When talking about secondaries, the zone transfer is the most easiest part. The 
challenges are:
1. Zone provisioning on the secondary (how will powerdns knot that it should be 
secondary for a certain zone?)
Solutions:
a) out of band management
b) PowerDNs Superslave Feature (deletion of zones must be done out of 
band/manually)
c) Catalog zones (not yet implemented in PDNS) 
d) database replication (the easiest solution)

2. Checking the Sync status. You probably want to know if some zone at some 
secondary is not in sync with the primary. NOTIFYs can get lost, AXFR can fail. 
There can and will be temporary network issues to your secondaries, so during 1 
minute network issues you may miss plenty of NOTIFYs. To work around you could 
configure SOA refresh checks every hour. With 6 mio zones that would be 
constantly 1700q/s on your primary. With 20 secondaries you have 34kq/s only 
for soa checks (which fully the the backend on your primary as you usually want 
to disable caching on the primary, at least if you plan to manipulate the 
backend DB directly).
Customers always detect this very fast an complain.

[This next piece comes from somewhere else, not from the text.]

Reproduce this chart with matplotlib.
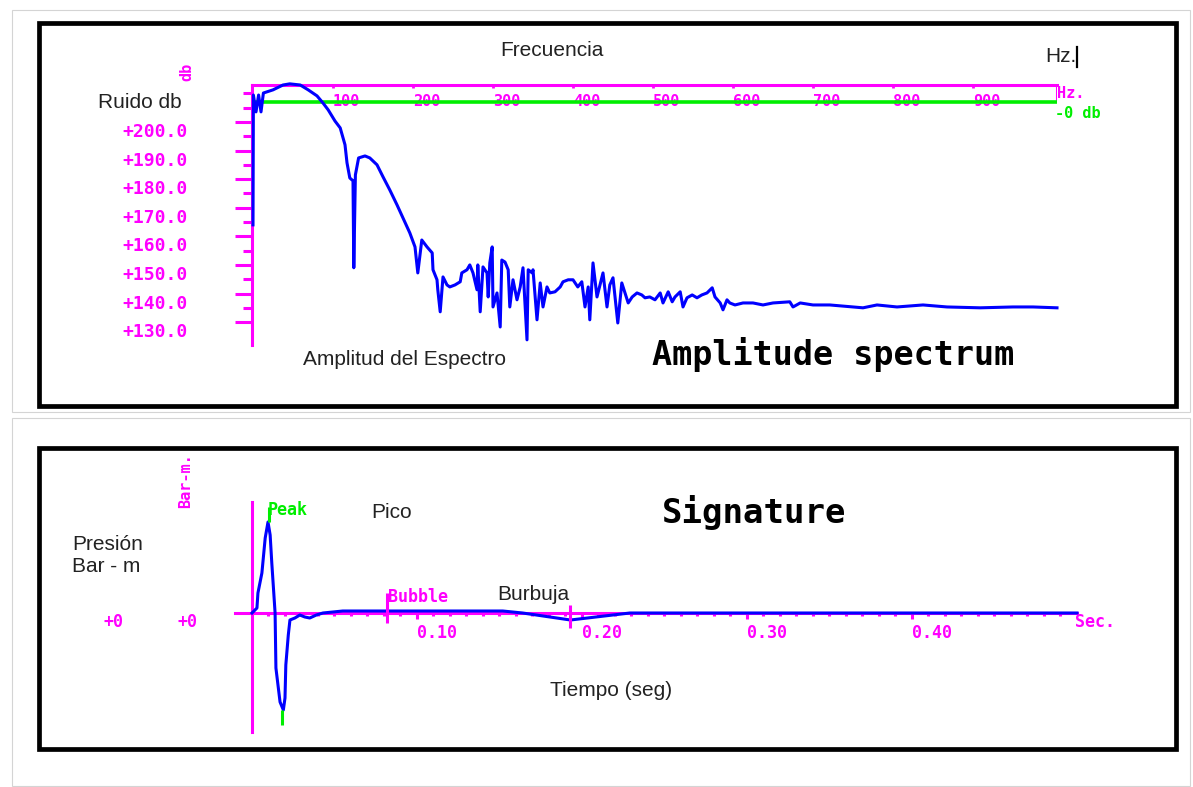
import matplotlib.pyplot as plt
from matplotlib.patches import Rectangle
from matplotlib.lines import Line2D
from matplotlib.transforms import ScaledTranslation

# Espectro de amplitud (Hz, dB)
spec_hz = [0, 0.5, 3.75, 7, 10, 13, 17.5, 25, 37.5, 46, 59, 69, 80, 87.5, 94, 102.5,
           109, 115, 117.5, 121, 125, 126, 128, 132, 140, 146, 155, 162.5, 171, 180,
           187.5, 196, 202.5, 206, 211, 217.5, 224, 225, 230, 231, 234, 237.5, 242.5,
           246, 252.5, 259, 261, 267.5, 271, 275, 280, 281, 284, 287.5, 292.5, 294,
           296, 299, 300, 305, 309, 311, 315, 319, 321, 325, 330, 334, 337.5, 342.5,
           344, 349, 350, 355, 359, 362.5, 367.5, 371, 377.5, 384, 387.5, 394, 400,
           406, 411, 415, 419, 421, 425, 430, 437.5, 442.5, 446, 450, 456, 461, 465,
           469, 474, 480, 486, 490, 496, 502.5, 509, 512.5, 519, 524, 527.5, 534,
           537.5, 542.5, 549, 555, 561, 567.5, 574, 577.5, 584, 587.5, 592.5, 596,
           602.5, 612.5, 625, 637.5, 650, 671, 675, 684, 700, 721, 762.5, 780, 805,
           837.5, 867.5, 909, 950, 975, 1005]
spec_db = [164.0, 209.4, 203.5, 209.4, 203.5, 210.1, 210.5, 211.2, 212.9, 213.3, 212.9,
           211.2, 209.1, 206.6, 204.2, 200.3, 197.9, 192.0, 185.7, 180.4, 179.4, 149.0,
           181.5, 187.4, 188.1, 187.4, 185.0, 180.8, 176.2, 171.0, 166.4, 161.2, 156.3,
           147.2, 158.7, 156.3, 154.2, 148.3, 144.8, 141.3, 133.6, 145.8, 143.0, 142.3,
           143.0, 144.1, 147.2, 148.3, 150.0, 147.2, 141.3, 150.0, 133.6, 149.3, 147.2,
           138.8, 150.7, 156.3, 135.3, 140.2, 128.3, 151.7, 151.0, 148.3, 135.3, 144.8,
           137.8, 142.3, 149.0, 123.8, 148.3, 147.2, 148.3, 130.8, 143.7, 135.3, 142.3,
           140.2, 140.6, 142.3, 144.1, 144.8, 144.8, 142.3, 144.1, 135.3, 142.3, 130.8,
           150.7, 138.8, 147.2, 135.3, 143.0, 145.5, 129.7, 143.7, 140.2, 136.7, 138.8,
           140.2, 139.5, 138.5, 138.8, 137.8, 140.2, 136.7, 140.6, 137.1, 138.8, 140.6,
           135.3, 138.5, 139.5, 138.5, 139.5, 140.2, 142.0, 138.8, 136.7, 134.3, 137.8,
           136.7, 136.0, 136.7, 136.7, 136.0, 136.7, 137.1, 135.3, 136.7, 136.0, 136.0,
           135.0, 136.0, 135.3, 136.0, 135.3, 135.0, 135.3, 135.3, 135.0]
zero_db = 207.0
db_ticks = [200, 190, 180, 170, 160, 150, 140, 130]
db_labels = ['+200.0', '+190.0', '+180.0', '+170.0', '+160.0', '+150.0', '+140.0', '+130.0']
db_minor = [210, 205, 195, 185, 175, 165, 155, 145, 135]
hz_ticks = [100, 200, 300, 400, 500, 600, 700, 800, 900]
hz_labels = ['100', '200', '300', '400', '500', '600', '700', '800', '900']

# Firma (segundos, bar-m)
sig_t = [0.000, 0.003, 0.0036, 0.006, 0.008, 0.0097, 0.011, 0.012, 0.014, 0.0145,
         0.017, 0.019, 0.020, 0.0205, 0.022, 0.023, 0.026, 0.029, 0.032, 0.035,
         0.039, 0.043, 0.055, 0.152, 0.164, 0.193, 0.229, 0.500]
sig_p = [0.0, 0.5, 2.0, 4.0, 7.5, 9.1, 7.8, 5.0, 0.0, -5.5, -8.9, -9.7, -8.5, -5.2,
         -2.2, -0.7, -0.5, -0.2, -0.4, -0.5, -0.2, 0.0, 0.2, 0.2, 0.0, -0.7, 0.0, 0.0]
t_ticks = [0.1, 0.2, 0.3, 0.4]
t_labels = ['0.10', '0.20', '0.30', '0.40']
t_minor = [i / 100 for i in range(1, 50)]
bubble_marks = [0.082, 0.193]

MAG = '#ff00ff'
GRN = '#00ee00'
BLU = '#0000ff'
PIX = dict(family='DejaVu Sans Mono', weight='bold')
SANS = dict(family='Liberation Sans', color='#222222', fontsize=15)

W, H = 1193, 787
fig = plt.figure(figsize=(W / 100, H / 100), dpi=100)

def fx(x):
    return x / W

def fy(y):
    return 1 - y / H

# marcos
for x0, y0, x1, y1 in [(12, 10, 1190, 412), (12, 418, 1190, 786)]:
    fig.add_artist(Rectangle((fx(x0), fy(y1)), fx(x1) - fx(x0), fy(y0) - fy(y1),
                             transform=fig.transFigure, fill=False, ec='#d4d4d4', lw=0.8))
for x0, y0, x1, y1 in [(38.5, 23, 1175.5, 406), (38.5, 448, 1175.5, 749)]:
    fig.add_artist(Rectangle((fx(x0), fy(y1)), fx(x1) - fx(x0), fy(y0) - fy(y1),
                             transform=fig.transFigure, fill=False, ec='black', lw=3.4))

# ---- espectro ----
ax1 = fig.add_axes([fx(252), fy(345), fx(1057) - fx(252), fy(85) - fy(345)])
ax1.set_xlim(-1.25, 1005)
ax1.set_ylim(122.0, 212.9)
for s in ['right', 'bottom']:
    ax1.spines[s].set_visible(False)
for s in ['top', 'left']:
    ax1.spines[s].set_color(MAG)
    ax1.spines[s].set_linewidth(2.2)
ax1.plot(spec_hz, spec_db, color=BLU, lw=2.2, zorder=4, clip_on=False)
ax1.axhline(zero_db, color=GRN, lw=2.6, zorder=3)
ax1.vlines(ax1.get_xlim()[1], zero_db, ax1.get_ylim()[1], color=MAG, lw=2.2)

ax1.set_yticks(db_ticks, labels=db_labels)
ax1.set_yticks(db_minor, minor=True)
ax1.tick_params(axis='y', which='major', length=12.2, width=2.2, color=MAG,
                labelcolor=MAG, pad=34, labelsize=13)
ax1.tick_params(axis='y', which='minor', length=6.5, width=2.2, color=MAG)
down = ScaledTranslation(0, -8 / 100, fig.dpi_scale_trans)
for lbl in ax1.get_yticklabels():
    lbl.set_family(PIX['family'])
    lbl.set_weight('bold')
    lbl.set_transform(lbl.get_transform() + down)

ax1.xaxis.tick_top()
ax1.set_xticks(hz_ticks, labels=hz_labels)
ax1.tick_params(axis='x', direction='in', length=2.5, width=2, color=MAG,
                labelcolor=MAG, pad=-17, labelsize=11)
for lbl in ax1.get_xticklabels():
    lbl.set_family(PIX['family'])
    lbl.set_weight('bold')
    lbl.set_ha('left')

# ---- firma ----
ax2 = fig.add_axes([fx(235), fy(732), fx(1077) - fx(235), fy(502) - fy(732)])
ax2.set_xlim(-0.0103, 0.5)
ax2.set_ylim(-11.9, 11.1)
for s in ['right', 'top']:
    ax2.spines[s].set_visible(False)
for s in ['left', 'bottom']:
    ax2.spines[s].set_position(('data', 0))
    ax2.spines[s].set_color(MAG)
    ax2.spines[s].set_linewidth(2.2)
ax2.set_yticks([])
ax2.set_xticks(t_ticks, labels=t_labels)
ax2.set_xticks(t_minor, minor=True)
ax2.tick_params(axis='x', which='major', length=4, width=2.2, color=MAG,
                labelcolor=MAG, pad=4, labelsize=12)
ax2.tick_params(axis='x', which='minor', length=2.5, width=2.2, color=MAG)
for lbl in ax2.get_xticklabels():
    lbl.set_family(PIX['family'])
    lbl.set_weight('bold')
    lbl.set_ha('left')

ax2.plot(sig_t, sig_p, color=BLU, lw=2.2, zorder=4, clip_on=False)
ax2.vlines(bubble_marks, [-1.0, -1.5], [2.0, 0.8], color=MAG, lw=2.2, zorder=5)
i_pk = sig_p.index(max(sig_p))
i_tr = sig_p.index(min(sig_p))
ax2.vlines(sig_t[i_pk] + 0.0006, sig_p[i_pk], sig_p[i_pk] + 1.5, color=GRN, lw=2.2, zorder=5)
ax2.vlines(sig_t[i_tr] - 0.0006, sig_p[i_tr] - 1.5, sig_p[i_tr], color=GRN, lw=2.2, zorder=5)

# ---- textos ----
def txt(x, y, s, **kw):
    fig.text(fx(x), fy(y), s, va='center', **kw)

txt(500, 50, 'Frecuencia', **SANS)
txt(1045, 57, 'Hz.', **SANS)
fig.add_artist(Line2D([fx(1077), fx(1077)], [fy(47), fy(67)], color='black', lw=1.6))
txt(98, 102, 'Ruido db', **SANS)
txt(303, 360, 'Amplitud del Espectro', **SANS)
txt(652, 354, 'Amplitude spectrum', fontsize=24, color='black', **PIX)
txt(1057, 94, 'Hz.', fontsize=11, color=MAG, **PIX)
txt(1055, 113, '-0 db', fontsize=11, color=GRN, **PIX)
fig.text(fx(187), fy(72), 'db', rotation=90, ha='center', va='center',
         fontsize=11, color=MAG, **PIX)

txt(72, 545, 'Presión', **SANS)
txt(72, 567, 'Bar - m', **SANS)
txt(371, 513, 'Pico', **SANS)
txt(662, 512, 'Signature', fontsize=24.5, color='black', **PIX)
txt(497, 594, 'Burbuja', **SANS)
txt(550, 690, 'Tiempo (seg)', **SANS)
txt(268, 510, 'Peak', fontsize=12, color=GRN, **PIX)
txt(388, 597, 'Bubble', fontsize=12, color=MAG, **PIX)
txt(1075, 622, 'Sec.', fontsize=12, color=MAG, **PIX)
txt(104, 622, '+0', fontsize=12, color=MAG, **PIX)
txt(177, 622, '+0', fontsize=12, color=MAG, **PIX)
fig.text(fx(186), fy(481), 'Bar-m.', rotation=90, ha='center', va='center',
         fontsize=11, color=MAG, **PIX)

fig.savefig('out.png', dpi=100)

Hence, you do want to 
detect such issues automatically and automatically retransfer zones.
Solutions:
a) plenty of SOA checks
b) out of band check
c) database replication (the easiest solution) - here you just monitor the 
replication lag which is a single metric for all your zones

> CNAME @ APEX questions:
Actually it is: CNAME besides other RRs, other RRs below DNAME, .... 

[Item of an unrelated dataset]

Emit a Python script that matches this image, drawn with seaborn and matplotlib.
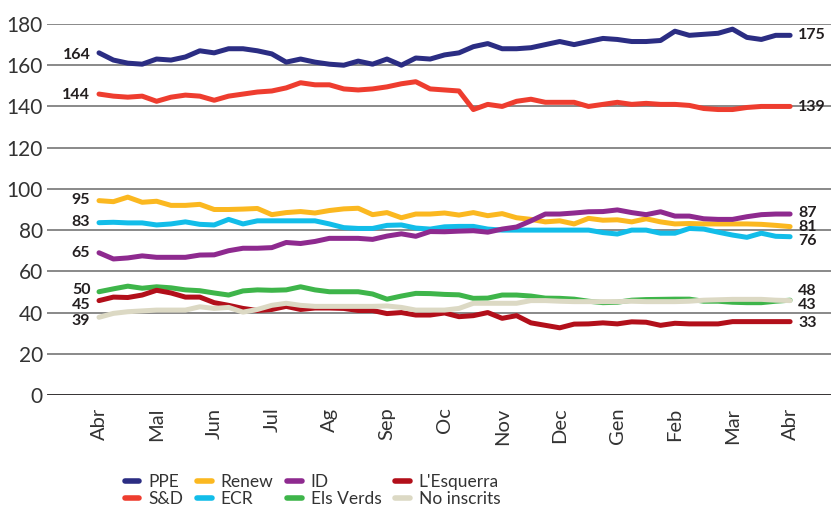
import numpy as np
import pandas as pd
import matplotlib
matplotlib.use("Agg")
import matplotlib.pyplot as plt
import seaborn as sns

# x en mesos (0 = Abr ... 12 = Abr), un punt cada quart de mes
mesos = ["Abr", "Mal", "Jun", "Jul", "Ag", "Sep", "Oc", "Nov", "Dec", "Gen", "Feb", "Mar", "Abr"]
x = np.arange(0, 12.01, 0.25)

ppe = [166, 162.5, 161, 160.5, 163, 162.5, 164, 167, 166, 168, 168, 167, 165.5,
       161.5, 163, 161.5, 160.5, 160, 162, 160.5, 163, 160, 163.5, 163, 165,
       166, 169, 170.5, 168, 168, 168.5, 170, 171.5, 170, 171.5, 173, 172.5,
       171.5, 171.5, 172, 176.5, 174.5, 175, 175.5, 177.5, 173.5, 172.5, 174.5, 174.5]
sd = [146, 145, 144.5, 145, 142.5, 144.5, 145.5, 145, 143, 145, 146, 147, 147.5,
      149, 151.5, 150.5, 150.5, 148.5, 148, 148.5, 149.5, 151, 152, 148.5, 148,
      147.5, 138.5, 141, 140, 142.5, 143.5, 142, 142, 142, 140, 141, 142,
      141, 141.5, 141, 141, 140.5, 139, 138.5, 138.5, 139.5, 140, 140, 140]
renew = [94.3, 93.8, 96, 93.5, 94, 92, 92, 92.5, 90, 90, 90.2, 90.5, 87.5,
         88.5, 89, 88.3, 89.5, 90.3, 90.6, 87.5, 88.5, 86, 87.8, 87.8, 88.3,
         87.3, 88.5, 87, 88, 86, 85.2, 84, 84.5, 83, 85.7, 84.8, 85,
         84, 85.5, 84, 83, 83.2, 83, 83, 83, 83, 82.8, 82.3, 81.7]
ecr = [83.6, 83.8, 83.5, 83.5, 82.5, 83, 84, 82.8, 82.5, 85.2, 83, 84.5, 84.5,
       84.5, 84.5, 84.5, 83, 81.2, 80.8, 80.8, 82.3, 82.5, 81, 80.5, 81.6,
       81.8, 81.8, 80.5, 80, 80, 80, 80, 80, 80, 80, 78.8, 78.1,
       80, 80, 78.5, 78.5, 80.8, 80.5, 79, 77.6, 76.5, 78.5, 77, 76.8]
id_ = [69, 66, 66.5, 67.5, 66.8, 66.8, 66.8, 67.9, 68, 70, 71.2, 71.2, 71.5,
       74, 73.5, 74.5, 76, 76, 76, 75.5, 77.1, 78.2, 77, 79.3, 79.2,
       79.5, 79.7, 79, 80.5, 81.5, 84.5, 87.8, 87.8, 88.3, 88.9, 89, 89.8,
       88.5, 87.5, 88.9, 86.8, 86.8, 85.5, 85.2, 85.2, 86.5, 87.5, 87.8, 87.8]
esquerra = [45.8, 47.5, 47.3, 48.5, 50.8, 49.5, 47.5, 47.5, 44.8, 43.5, 42, 41, 41.5,
            43, 41.5, 42.2, 42.2, 42, 41, 41, 39.5, 40, 38.8, 38.8, 39.8,
            38, 38.5, 40, 37.2, 38.5, 35, 33.8, 32.6, 34.4, 34.5, 35, 34.5,
            35.5, 35.3, 33.8, 34.8, 34.5, 34.5, 34.5, 35.6, 35.6, 35.6, 35.6, 35.6]
verds = [50.1, 51.5, 52.8, 51.8, 52.5, 52, 51, 50.6, 49.5, 48.5, 50.5, 51, 50.8,
         51, 52.5, 51, 50.1, 50.1, 50.1, 49, 46.5, 48, 49.3, 49.2, 48.8,
         48.6, 46.9, 47, 48.5, 48.5, 48, 47, 46.9, 46.5, 45.5, 44.8, 45,
         46, 46.3, 46.4, 46.5, 46.5, 45.5, 45.5, 45, 44.8, 44.8, 45.5, 46]
noinscrits = [37.7, 39.6, 40.4, 40.8, 41.2, 41.2, 41.2, 42.8, 42, 42.5, 40.2, 41.5, 43.5,
              44.5, 43.5, 43, 43, 43, 43, 43, 43.2, 42.5, 41.2, 41.2, 41.2,
              42, 44.5, 44.5, 44.5, 44.5, 45.8, 45.8, 45.5, 45.3, 45.3, 45.3, 45.3,
              45.5, 45.3, 45.3, 45.3, 45.5, 46, 46.2, 46.4, 46.4, 46.4, 46, 45.8]

grups = ["PPE", "S&D", "Renew", "ECR", "ID", "Els Verds", "L'Esquerra", "No inscrits"]
colors = ["#2b2d83", "#ee3d2f", "#fbb820", "#12bde9", "#8e2a8f", "#3eb54a", "#b20f1a", "#dcd9c4"]
series = [ppe, sd, renew, ecr, id_, verds, esquerra, noinscrits]

# etiquetes inicials i finals
inici = ["164", "144", "95", "83", "65", "50", "45", "39"]
final = ["175", "139", "81", "76", "87", "48", "33", "43"]

df = pd.concat([pd.DataFrame({"mes": x, "escons": s, "grup": g}) for g, s in zip(grups, series)])

sns.set_style("white")
plt.rcParams["font.family"] = ["Lato", "DejaVu Sans"]

fig = plt.figure(figsize=(8.31, 5.08), dpi=100)
ax = fig.add_axes([47 / 831, 113 / 508, 784 / 831, 371 / 508])

for yv in range(20, 181, 20):
    ax.axhline(yv, color="#808080", lw=1.3, zorder=0)
ax.axhline(0, color="#231f20", lw=2, zorder=0)

sns.lineplot(data=df, x="mes", y="escons", hue="grup", palette=dict(zip(grups, colors)),
             hue_order=grups, lw=3.6, ax=ax, legend=False, clip_on=False,
             solid_capstyle="round", solid_joinstyle="round")

ax.set_xlim(-0.903, 12.71)
ax.set_ylim(0, 180)
ax.set_yticks(range(0, 181, 20))
ax.set_xticks(range(13))
ax.set_xticklabels(mesos, rotation=90)
ax.tick_params(axis="y", length=0, pad=3, labelsize=15, labelcolor="#333333")
ax.tick_params(axis="x", length=0, pad=9, labelsize=14.5, labelcolor="#333333")
ax.set_xlabel("")
ax.set_ylabel("")
for s in ax.spines.values():
    s.set_visible(False)

# posicio vertical de les etiquetes (ajustada per evitar solapaments)
y_inici = [165, 145.5, 94.6, 84, 69, 51, 43.7, 36]
y_final = [174.7, 139.7, 81.5, 74.5, 88.5, 50.5, 34.9, 43.5]
for t, yv in zip(inici, y_inici):
    ax.text(-0.15, yv, t, ha="right", va="center", fontsize=11.5, fontweight="bold", color="#231f20")
for t, yv in zip(final, y_final):
    ax.text(12.14, yv, t, ha="left", va="center", fontsize=11.5, fontweight="bold", color="#231f20")

handles = [plt.Line2D([], [], color=c, lw=4, solid_capstyle="round") for c in colors]
fig.legend(handles, grups, ncol=4, loc="upper left", bbox_to_anchor=(116 / 831, 1 - 465 / 508),
           frameon=False, fontsize=12.5, handlelength=0.85, handletextpad=0.5,
           columnspacing=0.8, labelspacing=0.1, labelcolor="#333333", borderpad=0)

fig.savefig("out.png", dpi=100)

> Would I be right in my assumption that if one wants to use the CNAME @
> APEX recursion hack, that the entire ecosystem (both distribution servers
> and cloud servers) would need to be PowerDNS to accomplish this, given
> that BIND and KNOT will not load a zone with CNAME @ APEX?

Knot master will accept CNAMEs/DNAME errors if semantic checks are set to 
"soft". NSD accepts such zones as secondary. MAybe Bind also accepts them if 
you disable all the syntax check. Of course, when disabling such check, you can 
never know if the response is what you expect - as it is not defined how the 
answer should look  like. For example Knot with CNAME checks disabled responds 
differently as PowerDNS for CNAMEs@APEX.

So, stop accepting CNAME bugs, and have work arounds for existing zones until 
the are fixed (I know this is not easy)

> What about DNS software vendor diversity?  Anyone else out there doing
> CNAME @ APEX that you find is a good mix with PowerDNS?
> 
> 
> 
> Capacity questions:
> 
> Can a PowerDNS instance handle 6 million zones and 300 million records?

It depends on the server and the query load. The more queries, the more CPUs 
you need. The more ressource records you have, the more RAM you need to have.

So, with a very fat server you can handle it.

> Does one backend perform better than the others at this capacity?

Backend perform different. Regardless of the number of records. DB-backends are 
SLOW, the Bind backend might be compareble to Bind, the lmdb backend is 
probably the fastest.

> If operating a global anycast network, is the backend database sitting on
> the DNS server itself, or does one dedicate a node or two in each site as
> part of a backend database cluster?  How much does an on-server database
> impact query performance?

By using 1 server for PDNS and 1 server for the DB you might achieve more 
performance if you have in total more CPUs.
But if you use ie 64 cores at 1 server, or 2 servers with 32 cores each, then 
probably a single server would be faster as accessing the DB via Unix sockets 
is faster than using TCP (at least with postgresql)

> At what point do you hit the requirement for multiple backends?

This depends where you have your servers. If they are baremetal owned by you, 
cou can order what you like. If you are in a cloud, you have to see what your 
cloud provider offers. Server with more than 128G RAM are rare. But you can 
easily get  easily 10 servers with 32G RAM at the same provider.

So, hardware/VMs limit and growing userbase will probably take you to a setup 
where each secondary is actually server servers (several frontends and several 
backend and some kind of load balancing for such a big setup)

> Can anyone provide me a fuzzy number on RAM footprint?
The number of zones does not matter - it is the number of records. Ideally the 
whole database must be in RAM for accaptable performance, at least the indexes 
must be in RAM. PowerDNS does not need much RAM, only for the Chache. I guess 
for 300M records you need around 200GB RAM.

> example:  "I have $x million records, and that's using $y amount of RAM"
> 
> What is the startup timing on a large PowerDNS installation?
With db backend: 1 ms

PS: With that amount of zones and a "normal" mix of customer zones you would 
probably have 24x7 crap traffic (dictionary queries, random subdomain attacks, 
...) which really hurts PDNS with database backends. So, public facing 
secondaries with DB backend won'T make you happy in the long term, although it 
is the fastest and reliable way to start.